Before Ceres was discovered, astronomers were curious about the apparent gap seen between Mars and Jupiter. At the time, there was a hypothesis known as the Titus-Bode law, which basically noticed a pattern seen in the semi-major axes of the then-known seven planets. The hypothesis had recently gotten support because William Herschel discovered Uranus in 1781 near the predicted distance past Saturn. The hypothesis also predicted the existence of a planet between Mars and Jupiter located around 2.8 AU from the sun.
In 1801, Giuseppe Piazzi found Ceres more or less on accident. When he published his findings, he said Ceres looked like a comet but the object could be something more significant. Shortly after Ceres was confirmed, it was designated as a planet, along with other objects such as 2 Pallas, 3 Juno, and 4 Vesta; they held on to the planetary designation for about half a century, even as more and more objects were found orbiting in this same region. Ceres and it’s planetary palls were eventually reclassified as asteroids (just think, people feel like Pluto feels cheated – I’d hate to be in the Ceres camp).
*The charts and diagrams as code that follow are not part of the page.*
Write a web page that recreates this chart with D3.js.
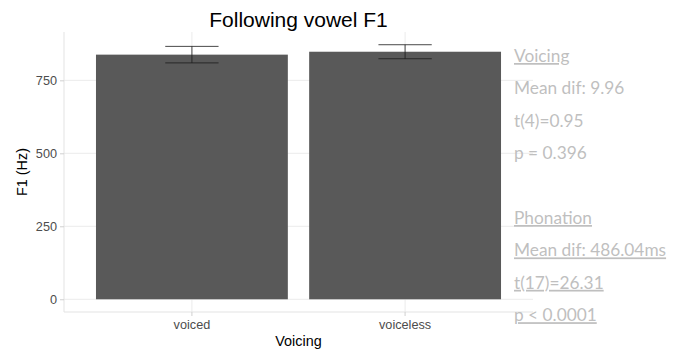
<!DOCTYPE html>
<html>
<head>
<meta charset="utf-8">
<script src="https://cdn.jsdelivr.net/npm/d3@7"></script>
<style>
  html, body { margin: 0; padding: 0; background: #fff; }
  svg { display: block; }
</style>
</head>
<body>
<svg id="chart" width="686" height="352"></svg>
<script>
// Mean F1 of the following vowel by voicing, with error bars
const categories = ["voiced", "voiceless"];
const meanF1 = [838.0, 847.96];
const errF1 = [28.3, 24.0];
const yTicks = [0, 250, 500, 750];

// Statistics printed to the right of the plot
const voicingStats = ["Voicing", "Mean dif: 9.96", "t(4)=0.95", "p = 0.396"];
const phonationStats = ["Phonation", "Mean dif: 486.04ms", "t(17)=26.31", "p < 0.0001"];

const svg = d3.select("#chart");
const panel = { left: 64, right: 533, top: 32, bottom: 312 };

const data = categories.map((c, i) => ({ cat: c, mean: meanF1[i], err: errF1[i] }));

const upper = d3.max(data, d => d.mean + d.err);
const pad = upper * 0.05;
const y = d3.scaleLinear().domain([-pad, upper + pad]).range([panel.bottom, panel.top]);

const x = d3.scaleBand()
  .domain(categories)
  .range([panel.left, panel.right])
  .paddingInner(0.1)
  .paddingOuter(0.15);

const gridColor = "#ebebeb";

// grid lines
svg.append("g").selectAll("line.h").data(yTicks).join("line")
  .attr("x1", panel.left).attr("x2", panel.right)
  .attr("y1", d => y(d)).attr("y2", d => y(d))
  .attr("stroke", gridColor).attr("stroke-width", 1);
svg.append("g").selectAll("line.v").data(categories).join("line")
  .attr("x1", d => x(d) + x.bandwidth() / 2).attr("x2", d => x(d) + x.bandwidth() / 2)
  .attr("y1", panel.top).attr("y2", panel.bottom)
  .attr("stroke", gridColor).attr("stroke-width", 1);

// left and bottom axis lines
svg.append("line").attr("x1", panel.left).attr("x2", panel.left)
  .attr("y1", panel.top).attr("y2", panel.bottom)
  .attr("stroke", "#e3e3e3").attr("stroke-width", 1);
svg.append("line").attr("x1", panel.left).attr("x2", panel.right)
  .attr("y1", panel.bottom).attr("y2", panel.bottom)
  .attr("stroke", "#e3e3e3").attr("stroke-width", 1);

// bars
svg.append("g").selectAll("rect").data(data).join("rect")
  .attr("x", d => x(d.cat))
  .attr("width", x.bandwidth())
  .attr("y", d => y(d.mean))
  .attr("height", d => y(0) - y(d.mean))
  .attr("fill", "#595959");

// error bars
const eb = svg.append("g").attr("stroke", "#1a1a1a").attr("stroke-width", 0.8);
const capHalf = x.step() * 0.125;
data.forEach(d => {
  const cx = x(d.cat) + x.bandwidth() / 2;
  eb.append("line").attr("x1", cx).attr("x2", cx)
    .attr("y1", y(d.mean + d.err)).attr("y2", y(d.mean - d.err));
  eb.append("line").attr("x1", cx - capHalf).attr("x2", cx + capHalf)
    .attr("y1", y(d.mean + d.err)).attr("y2", y(d.mean + d.err));
  eb.append("line").attr("x1", cx - capHalf).attr("x2", cx + capHalf)
    .attr("y1", y(d.mean - d.err)).attr("y2", y(d.mean - d.err));
});

// axes
const yAxis = svg.append("g")
  .attr("transform", `translate(${panel.left},0)`)
  .call(d3.axisLeft(y).tickValues(yTicks).tickSize(4).tickPadding(3).tickFormat(d3.format("d")));
const xAxis = svg.append("g")
  .attr("transform", `translate(0,${panel.bottom})`)
  .call(d3.axisBottom(x).tickSize(4).tickPadding(4));
[yAxis, xAxis].forEach(a => {
  a.select(".domain").remove();
  a.selectAll(".tick line").attr("stroke", "#d0d0d0");
  a.selectAll(".tick text")
    .attr("fill", "#4d4d4d")
    .style("font-family", "'Liberation Sans', Arial, sans-serif")
    .style("font-size", "12.7px");
});

// titles
svg.append("text")
  .attr("x", (panel.left + panel.right) / 2).attr("y", 27)
  .attr("text-anchor", "middle")
  .style("font-family", "'Liberation Sans', Arial, sans-serif")
  .style("font-size", "21px").attr("fill", "#000")
  .text("Following vowel F1");

svg.append("text")
  .attr("x", (panel.left + panel.right) / 2).attr("y", 346)
  .attr("text-anchor", "middle")
  .style("font-family", "'Liberation Sans', Arial, sans-serif")
  .style("font-size", "14.4px").attr("fill", "#000")
  .text("Voicing");

svg.append("text")
  .attr("transform", `translate(27,${(panel.top + panel.bottom) / 2}) rotate(-90)`)
  .attr("text-anchor", "middle")
  .style("font-family", "'Liberation Sans', Arial, sans-serif")
  .style("font-size", "14.4px").attr("fill", "#000")
  .text("F1 (Hz)");

// statistics text
const statLines = [
  ...voicingStats.map((t, i) => ({ t, under: i === 0 })),
  { t: "", under: false },
  ...phonationStats.map(t => ({ t, under: true }))
];
svg.append("g").selectAll("text").data(statLines).join("text")
  .attr("x", 514)
  .attr("y", (d, i) => 62 + i * 32.4)
  .style("font-family", "Lato, sans-serif")
  .style("font-size", "17.3px")
  .style("font-weight", "400")
  .style("text-decoration", d => d.under ? "underline" : "none")
  .attr("fill", "#bfbfbf")
  .text(d => d.t);
</script>
</body>
</html>
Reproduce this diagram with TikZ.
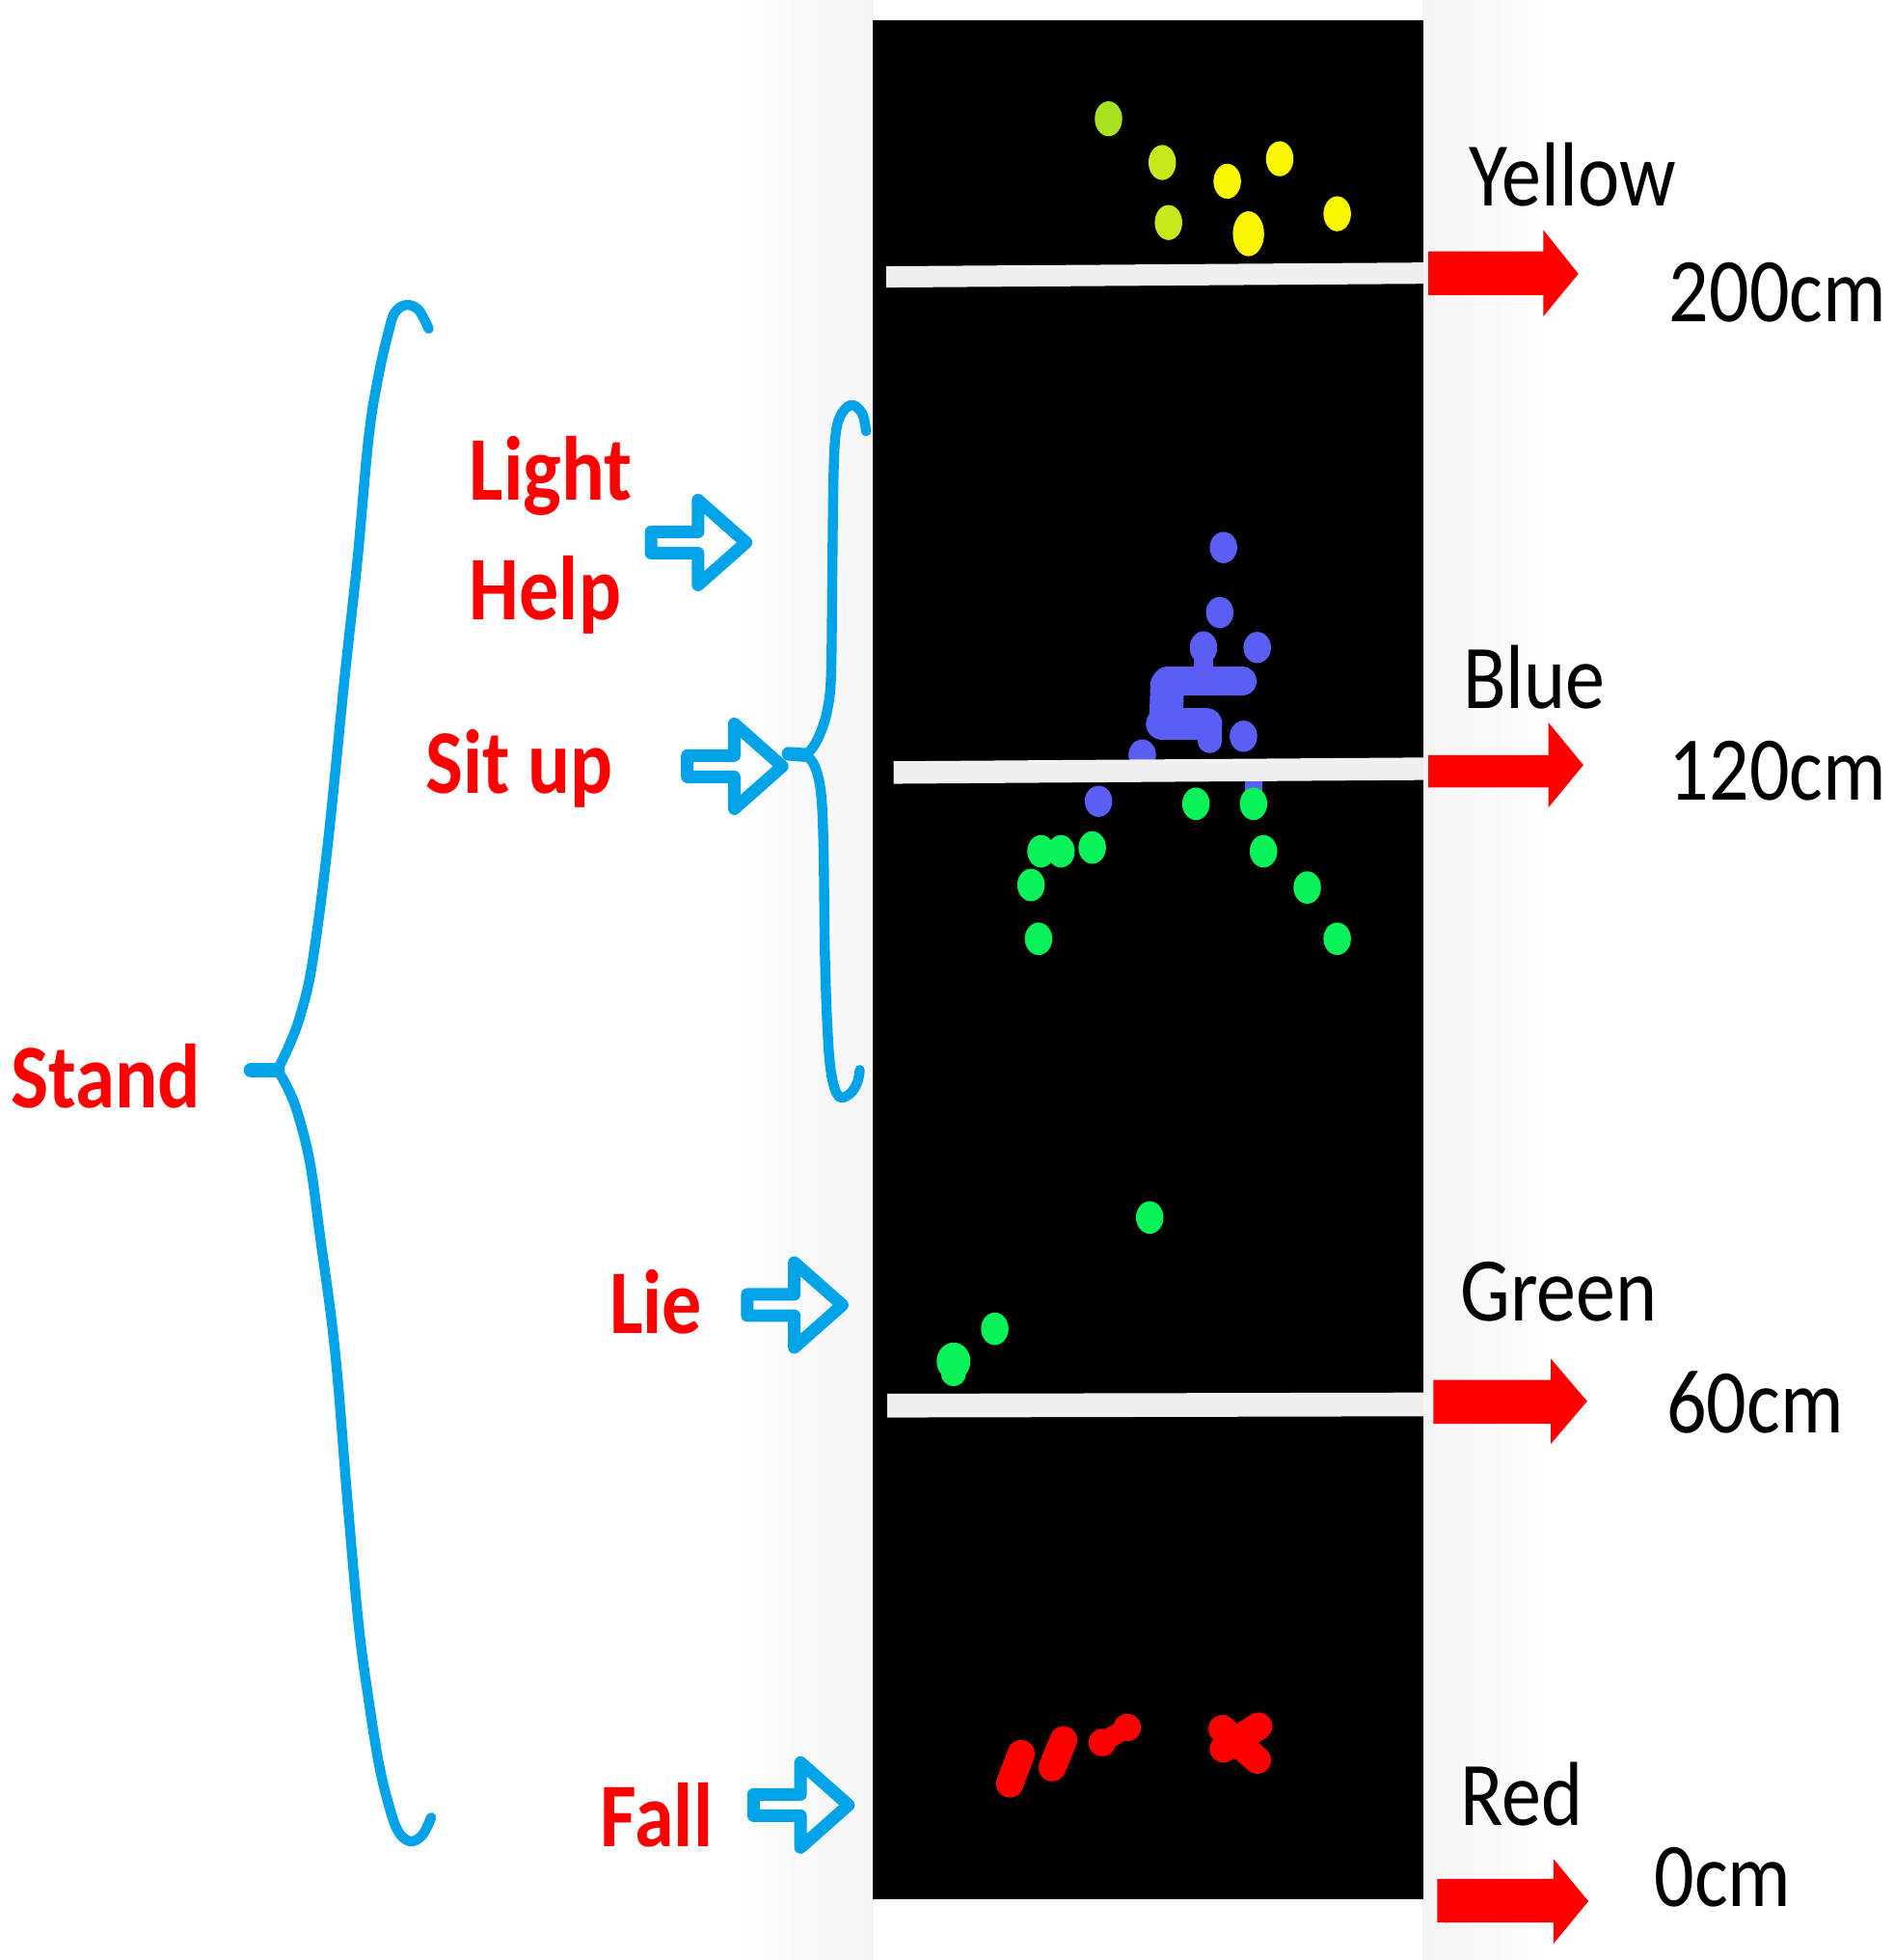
\documentclass[tikz,border=0pt]{standalone}
\usepackage{fontspec}
\setmainfont{Carlito}
\usetikzlibrary{shapes.arrows}
\definecolor{skyb}{RGB}{0,162,232}
\definecolor{dotyel}{RGB}{250,246,0}
\definecolor{dotlime}{RGB}{168,226,30}
\definecolor{dotgy}{RGB}{200,232,28}
\definecolor{dotblue}{RGB}{90,94,245}
\definecolor{dotgreen}{RGB}{10,242,90}
\definecolor{barwhite}{RGB}{240,240,240}
\begin{document}
\begin{tikzpicture}[x=0.01cm,y=-0.01cm,
  lbl/.style={inner sep=0pt, anchor=base west, font=\fontsize{18}{20}\selectfont},
  rlbl/.style={lbl, text=red, font=\fontsize{18}{20}\selectfont\bfseries},
  hollow/.style={single arrow, draw=skyb, line width=0.1cm, line join=round,
    minimum height=0.76cm, minimum width=0.68cm, single arrow head extend=0.15cm,
    single arrow tip angle=83, inner sep=0pt, outer sep=0pt, anchor=tip},
  brace/.style={draw=skyb, line width=0.08cm, line cap=round, line join=round},
  redarrow/.style={fill=red},
  bar/.style={fill=barwhite},
  blob/.style={draw=dotblue, line cap=round},
  rblob/.style={draw=red, line cap=round}
]
\useasboundingbox (0,0) rectangle (1515,1568);
\fill[white] (0,0) rectangle (1515,1568);
% halo around panel
\shade[left color=white, right color=black!4] (580,0) rectangle (699,1568);
\shade[left color=black!4, right color=white] (1138,0) rectangle (1250,1568);

% black panel
\fill[black] (698,16) rectangle (1139,1519);

% yellow dots
\fill[dotlime] (887,95) ellipse [x radius=11, y radius=14];
\fill[dotgy] (930,130) ellipse [x radius=11, y radius=14];
\fill[dotgy] (935,178) ellipse [x radius=11, y radius=14];
\fill[dotyel] (982,145) ellipse [x radius=11, y radius=14];
\fill[dotyel] (1024,127) ellipse [x radius=11, y radius=14];
\fill[dotyel] (999,187) ellipse [x radius=12.5, y radius=18];
\fill[dotyel] (1070,171) ellipse [x radius=11, y radius=14];

% blue dots and blob
\fill[dotblue] (979,438) ellipse [x radius=11, y radius=12.5];
\fill[dotblue] (976,490) ellipse [x radius=11, y radius=12.5];
\fill[dotblue] (963,518) ellipse [x radius=11, y radius=13];
\fill[dotblue] (1006,518) ellipse [x radius=11, y radius=12.5];
\draw[blob, line width=0.16cm] (963,520) -- (963,540);
\draw[blob, line width=0.23cm] (934,545) -- (994,545);
\draw[blob, line width=0.26cm] (930,579) -- (965,579);
\draw[blob, line width=0.27cm] (934,548) -- (933,578);
\draw[blob, line width=0.19cm] (968,580) -- (968,593);
\fill[dotblue] (995,589) ellipse [x radius=11, y radius=12.5];
\fill[dotblue] (914,604) ellipse [x radius=11, y radius=12.5];
\fill[dotblue] (879,641) ellipse [x radius=11, y radius=12.5];
\fill[dotblue] (996,624) rectangle (1010,634);

% green dots
\foreach \p in {(957,643),(1003,643),(833,681),(849,681),(874,678),(1011,681),
  (825,708),(1046,710),(831,751),(1070,751),(920,974),(796,1063)}
  \fill[dotgreen] \p ellipse [x radius=11, y radius=13];
\fill[dotgreen] (763,1089) ellipse [x radius=13.5, y radius=15];
\fill[dotgreen] (763,1099) ellipse [x radius=10, y radius=10];

% red blobs
\draw[rblob, line width=0.22cm] (817,1403) -- (808,1427);
\draw[rblob, line width=0.22cm] (851,1392) -- (842,1414);
\fill[red] (882,1394) circle [radius=11];
\fill[red] (902,1382) circle [radius=11];
\draw[rblob, line width=0.16cm] (882,1394) -- (902,1382);
\draw[rblob, line width=0.22cm] (978,1383) -- (1006,1408);
\draw[rblob, line width=0.22cm] (1007,1381) -- (979,1399);
\fill[red] (990,1394) ellipse [x radius=16, y radius=11];

% white bars
\fill[bar] (709,213) -- (1139,210) -- (1139,227) -- (709,230) -- cycle;
\fill[bar] (715,609) -- (1139,606) -- (1139,624) -- (715,627) -- cycle;
\fill[bar] (710,1115) -- (1139,1114) -- (1139,1133) -- (710,1134) -- cycle;

% red arrows
\fill[redarrow] (1143,201) -- (1235,201) -- (1235,184) -- (1263,219) -- (1235,253) -- (1235,236) -- (1143,236) -- cycle;
\fill[redarrow] (1143,604) -- (1239,604) -- (1239,578) -- (1267,612) -- (1239,646) -- (1239,630) -- (1143,630) -- cycle;
\fill[redarrow] (1147,1104) -- (1241,1104) -- (1241,1087) -- (1270,1121) -- (1241,1155) -- (1241,1139) -- (1147,1139) -- cycle;
\fill[redarrow] (1150,1503) -- (1243,1503) -- (1243,1487) -- (1271,1521) -- (1243,1555) -- (1243,1538) -- (1150,1538) -- cycle;

% black labels
\node[lbl] (yellow) at (1175,165) {\scalebox{1}[1.15]{Yellow}};
\node[lbl] (c200) at (1335,257) {\scalebox{1}[1.15]{200cm}};
\node[lbl] (blue) at (1170,567) {\scalebox{1}[1.15]{Blue}};
\node[lbl] (c120) at (1335,640) {\scalebox{1}[1.15]{120cm}};
\node[lbl] (green) at (1168,1057) {\scalebox{1}[1.15]{Green}};
\node[lbl] (c60) at (1333,1146) {\scalebox{1}[1.15]{60cm}};
\node[lbl] (redl) at (1168,1460) {\scalebox{1}[1.15]{Red}};
\node[lbl] (c0) at (1323,1525) {\scalebox{1}[1.15]{0cm}};

% red labels
\node[rlbl] (stand) at (8,886) {\scalebox{1.01}[1.15]{Stand}};
\node[rlbl] (light) at (375,400) {\scalebox{1.02}[1.15]{Light}};
\node[rlbl] (help) at (375,496) {\scalebox{1}[1.15]{Help}};
\node[rlbl] (situp) at (340,635) {\scalebox{1}[1.15]{Sit up}};
\node[rlbl] (lie) at (487,1067) {\scalebox{1}[1.15]{Lie}};
\node[rlbl] (fall) at (480,1477) {\scalebox{1}[1.15]{Fall}};

% hollow blue arrows
\node[hollow] (a1) at (597,434) {};
\node[hollow] (a2) at (626,613) {};
\node[hollow] (a3) at (674,1044) {};
\node[hollow] (a4) at (679,1444) {};

% big brace
\draw[brace] plot[smooth, tension=0.6] coordinates {(343,263) (335,248) (325,244) (316,250) (311,265) (303,300) (295,350) (286,448) (276,540) (262,678) (250,770) (241,810) (232,835) (222,856)};
\draw[brace] plot[smooth, tension=0.6] coordinates {(222,856) (230,870) (238,890) (248,930) (256,988) (268,1080) (278,1200) (287,1300) (295,1360) (303,1410) (310,1440) (318,1464) (328,1473) (338,1468) (345,1454)};
\draw[brace, line width=0.12cm] (222,856) -- (201,856);

% small brace
\draw[brace] plot[smooth, tension=0.6] coordinates {(693,345) (690,331) (682,324) (674,330) (669,345) (667,380) (666,460) (665,540) (662,568) (657,585) (651,597) (645,604)};
\draw[brace] plot[smooth, tension=0.6] coordinates {(645,604) (652,613) (657,635) (659,680) (660,760) (662,820) (665,858) (671,877) (680,875) (686,866) (688,856)};
\draw[brace, line width=0.11cm] (645,604) -- (631,603);
\end{tikzpicture}
\end{document}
As an interesting side note, in 1802, several astronomers were realizing that Ceres might be the first in a new class of objects. Herschel coined the term “asteroid” meaning “star-like” because he claimed “they resemble small stars so much as hardly to be distinguished from them, even by very good telescopes.” Because Ceres is the first such object to have been discovered, it was designated as 1 Ceres according to the modern system of asteroid numbering.
In the 2006 debate that eventually lead to a definition of ‘planet’, Ceres was back on the table. Ceres fulfills the first two definitions of planet since it’s circular and orbits the sun, but falls dismally short in the category of clearing its orbit – since it shares its orbit with thousands of asteroids. Thus, Ceres was reclassified again, this time, as a dwarf planet.